How The Kinect Works

Whilst originally developed as a gaming interface for the Xbox 360, the introduction of the Microsoft Kinect has created significant interest in a number of different areas, particularly focussed within the robotics community. The Kinect serves as a simple and low cost structured light scanner, packaged into a single unit, thereby opening up the potential for a large number of 3D vision applications.

One of the problems with conventional structured light scanners, as highlighted on our Science Behind 3D Vision’ page, was the fact the whilst very useful, structured light scanners are very slow to obtain scans as they require light stripes to be projected onto the scene in different orientations in order to obtain the 3D geometry of the scene.

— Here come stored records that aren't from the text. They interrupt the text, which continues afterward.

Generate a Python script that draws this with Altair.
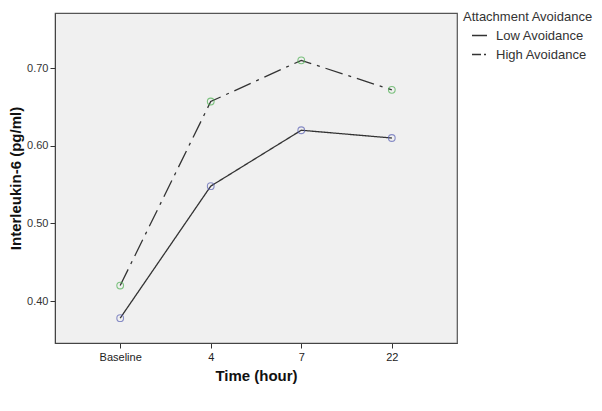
import altair as alt
import pandas as pd

times = ["Baseline", "4", "7", "22"]
groups = ["Low Avoidance", "High Avoidance"]
marker_colors = ["#5b62b4", "#4caf50"]
low_vals = [0.378, 0.548, 0.620, 0.610]
high_vals = [0.420, 0.657, 0.710, 0.672]

rows = []
for t, v in zip(times, low_vals):
    rows.append({"time": t, "group": groups[0], "legend_group": groups[0],
                 "mcolor": marker_colors[0], "il6": v})
for t, v in zip(times, high_vals):
    rows.append({"time": t, "group": groups[1], "legend_group": groups[1],
                 "mcolor": marker_colors[1], "il6": v})
df = pd.DataFrame(rows)

FONT = "Liberation Sans"

x = alt.X("time:N", sort=times, title="Time (hour)",
          scale=alt.Scale(type="point", padding=0.72),
          axis=alt.Axis(labelAngle=0, labelFontSize=11, labelColor="#222",
                        titleFontSize=15, titleFontWeight="bold", titleColor="#111",
                        tickColor="#333", tickSize=5, domainColor="#444",
                        labelPadding=3, titlePadding=6, grid=False))
y = alt.Y("il6:Q", title="Interleukin-6 (pg/ml)",
          scale=alt.Scale(domain=[0.346, 0.771], nice=False, zero=False),
          axis=alt.Axis(values=[0.4, 0.5, 0.6, 0.7], format=".2f",
                        labelFontSize=11, labelColor="#333",
                        titleFontSize=15, titleFontWeight="bold", titleColor="#111",
                        tickColor="#333", tickSize=5, domainColor="#444",
                        labelPadding=2, titlePadding=3, grid=False))

# visible lines, long dash-dot pattern, no legend
lines = alt.Chart(df).mark_line(color="#333333", strokeWidth=1.3).encode(
    x=x, y=y,
    strokeDash=alt.StrokeDash("group:N", sort=groups,
        scale=alt.Scale(domain=groups, range=[[1, 0], [18, 6, 3, 6]]),
        legend=None)
)

# invisible copy that only carries the legend, with a compact dash-dot pattern
legend_lines = alt.Chart(df).mark_line(color="#333333", strokeWidth=1.3, opacity=0).encode(
    x=x, y=y,
    strokeDash=alt.StrokeDash("legend_group:N", sort=groups,
        scale=alt.Scale(domain=groups, range=[[1, 0], [9, 3, 2, 3]]),
        legend=alt.Legend(title="Attachment Avoidance", orient="none",
                          legendX=408, legendY=-2, symbolType="stroke",
                          symbolStrokeColor="#333333", symbolStrokeWidth=1.5,
                          symbolOpacity=1,
                          symbolSize=225, symbolOffset=8,
                          titleFontSize=13, titleFontWeight="normal", titleColor="#333",
                          labelFontSize=13, labelColor="#333", rowPadding=3,
                          labelOffset=8, titlePadding=3, labelLimit=300, titleLimit=300))
)

points = alt.Chart(df).mark_point(shape="circle", filled=False, size=45,
                                  strokeWidth=1.1).encode(
    x=x, y=y,
    color=alt.Color("mcolor:N", scale=None, legend=None)
)

chart = alt.layer(lines, legend_lines, points).resolve_scale(
    strokeDash="independent"
).properties(
    width=402, height=330,
    autosize=alt.AutoSizeParams(type="none"),
    padding={"left": 47, "top": 5, "right": 137, "bottom": 60},
).configure(font=FONT).configure_view(
    fill="#f0f0f0", stroke="#555555", strokeWidth=1.2
)

chart.save("out.html", embed_options={"renderer": "svg", "actions": False})
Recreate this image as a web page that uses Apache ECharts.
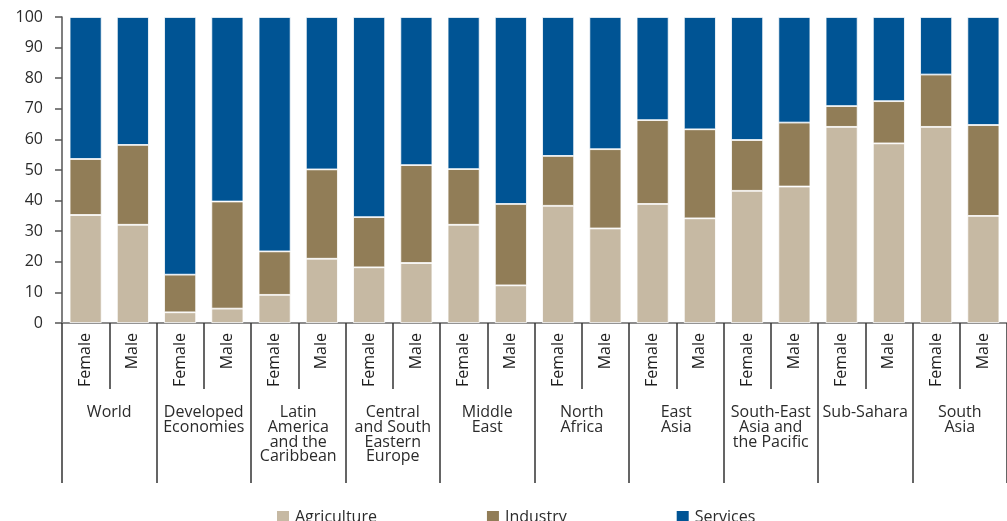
<!DOCTYPE html>
<html>
<head>
<meta charset="utf-8">
<script src="https://cdn.jsdelivr.net/npm/echarts@6/dist/echarts.min.js"></script>
<style>
    html, body { margin: 0; padding: 0; background: #fff; }
    #main { width: 1007px; height: 521px; }
</style>
</head>
<body>
<div id="main"></div>
<script>
// 数据
var sexLabels = ['Female', 'Male', 'Female', 'Male', 'Female', 'Male', 'Female', 'Male', 'Female', 'Male',
    'Female', 'Male', 'Female', 'Male', 'Female', 'Male', 'Female', 'Male', 'Female', 'Male'];
var regionLabels = ['World', 'Developed\nEconomies', 'Latin\nAmerica\nand the\nCaribbean', 'Central\nand South\nEastern\nEurope',
    'Middle\nEast', 'North\nAfrica', 'East\nAsia', 'South-East\nAsia and\nthe Pacific', 'Sub-Sahara', 'South\nAsia'];
var agriculture = [35.3, 32.1, 3.5, 4.7, 9.2, 21.0, 18.2, 19.6, 32.1, 12.3, 38.3, 30.9, 38.9, 34.2, 43.2, 44.6, 64.1, 58.7, 64.1, 35.0];
var industry = [18.3, 26.1, 12.3, 35.0, 14.2, 29.2, 16.4, 32.0, 18.2, 26.6, 16.3, 25.9, 27.4, 29.1, 16.6, 20.9, 6.8, 13.8, 17.1, 29.7];
var services = [46.4, 41.8, 84.2, 60.3, 76.6, 49.8, 65.4, 48.4, 49.7, 61.1, 45.4, 43.2, 33.7, 36.7, 40.2, 34.5, 29.1, 27.5, 18.8, 35.3];
var yTicks = [0, 10, 20, 30, 40, 50, 60, 70, 80, 90, 100];

var myChart = echarts.init(document.getElementById('main'));

var textColor = '#2b2b2b';
var fontName = 'Open Sans';

function barSeries(name, data, color) {
    return {
        name: name,
        type: 'bar',
        stack: 'total',
        barWidth: 32,
        data: data,
        itemStyle: {
            color: color,
            borderColor: '#ffffff',
            borderWidth: 0.8
        }
    };
}

var option = {
    animation: false,
    textStyle: { fontFamily: fontName },
    grid: {
        left: 62,
        right: -7,
        top: 17,
        bottom: 198
    },
    legend: {
        left: 270,
        top: 504,
        itemWidth: 14,
        itemHeight: 14,
        itemGap: 108,
        icon: 'rect',
        textStyle: { color: textColor, fontSize: 16, fontFamily: fontName },
        data: ['Agriculture', 'Industry', 'Services']
    },
    xAxis: [{ // 男女标签
        type: 'category',
        position: 'bottom',
        data: sexLabels,
        axisLine: { lineStyle: { color: '#8c8c8c', width: 2 } },
        axisTick: { show: true, length: 66, lineStyle: { color: '#333', width: 1.5 } },
        axisLabel: {
            interval: 0,
            rotate: 90,
            margin: 10,
            color: '#1e1e1e',
            fontSize: 16,
            fontFamily: fontName
        }
    }, { // 地区标签
        type: 'category',
        position: 'bottom',
        data: regionLabels,
        axisLine: { show: false },
        axisTick: { show: true, length: 160, lineStyle: { color: '#333', width: 1.5 } },
        axisLabel: {
            interval: 0,
            margin: 82,
            color: textColor,
            fontSize: 16,
            lineHeight: 14.8,
            verticalAlign: 'top',
            fontFamily: fontName
        }
    }],
    yAxis: {
        type: 'value',
        min: yTicks[0],
        max: yTicks[yTicks.length - 1],
        interval: 10,
        splitLine: { show: false },
        axisLine: { show: true, lineStyle: { color: '#555', width: 1.5 } },
        axisTick: { show: true, length: 7, lineStyle: { color: '#555', width: 1.5 } },
        axisLabel: { color: textColor, fontSize: 16, margin: 19, fontFamily: fontName }
    },
    series: [
        barSeries('Agriculture', agriculture, '#c6b9a3'),
        barSeries('Industry', industry, '#917d57'),
        barSeries('Services', services, '#005494')
    ]
};

myChart.setOption(option);
</script>
</body>
</html>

Although still strictly speaking a structured light scanner, the Kinect works in a very different manner.  Instead of a series of different stripes the Kinect uses a speckle pattern of dots that are projected onto a scene by means of an IR projector, and detected by an IR camera, as shown below.

 

Figure 1, Kinect System Overview (NI, 2011)

 

Hard coded into the Kinect at manufacture is a reference pattern of the speckle pattern.  Each IR dot in the speckle pattern has a unique surrounding area and therefore allows each dot to be easily identified when projected onto a scene.  The processing performed in the Kinect in order to calculate depth is essentially a stereo vision computation.  The mathematical algorithm picks a particular dot in the reference pattern and then looks for that dot in the observed scene by also looking for its eight unique surrounding pixels.  Once found in the scene its disparity can be determined and used in conjunction with the focal length of the IR camera used to detect the speckle pattern and the baseline between the projector and the camera in order to determine the depth of that given point in the scene.  This process is then simply repeated for each point in the reference pattern.

The IR speckles projected by the Kinect are of three different sizes that are optimised for use in different depth ranges, meaning that the Kinect can operate between approximately 1m and 8m (closer in the more recent Kinect for Windows iteration).  The IR source is a constant source, un-modulated emitter that is directed at a diffractive optic element (DOE), as shown below in figure 2.  The majority of the design, development and patenting associated with the Kinect has been in the area of DOE design and high quality manufacturing processes in order to obtain the required level of accuracy, something which previously hasn’t been possible.

 

Figure 2, The Kinect’s DOE and associated speckle output

 

As part of the processing the Kinect initially identifies which range area a particular object lies within and then only the speckles optimised for that particular range will be used for calculating depth in that area.  The ability to project different sized dots in one go is one of the considerable advantages of the Kinect and one of the ways in which it is able to operate over such a wide range with a single scan.

One of the clever parts of the Kinect is that in addition to pure pixel shift the Kinect also compares the observed size of a particular dot with the original size in the reference pattern.  Any change in size or shape is also factored into the depth calculations.  These calculations are all performed on the device in real time as part of a system on chip (SOC) and results in a depth image of 640×480 pixels and a frame rate of approximately 30fps.

With the Kinect, Microsoft has demonstrated that structured light scanners can be used to capture accurate 3D profiles very quickly and has therefore opened up a whole new possibility for a new range of structured light 3D scanners.  With appropriate cameras, there is no reason why Microsoft’s technology couldn’t be extended to operate at much higher frame rates in order to capture 3D profiles of fast moving objects.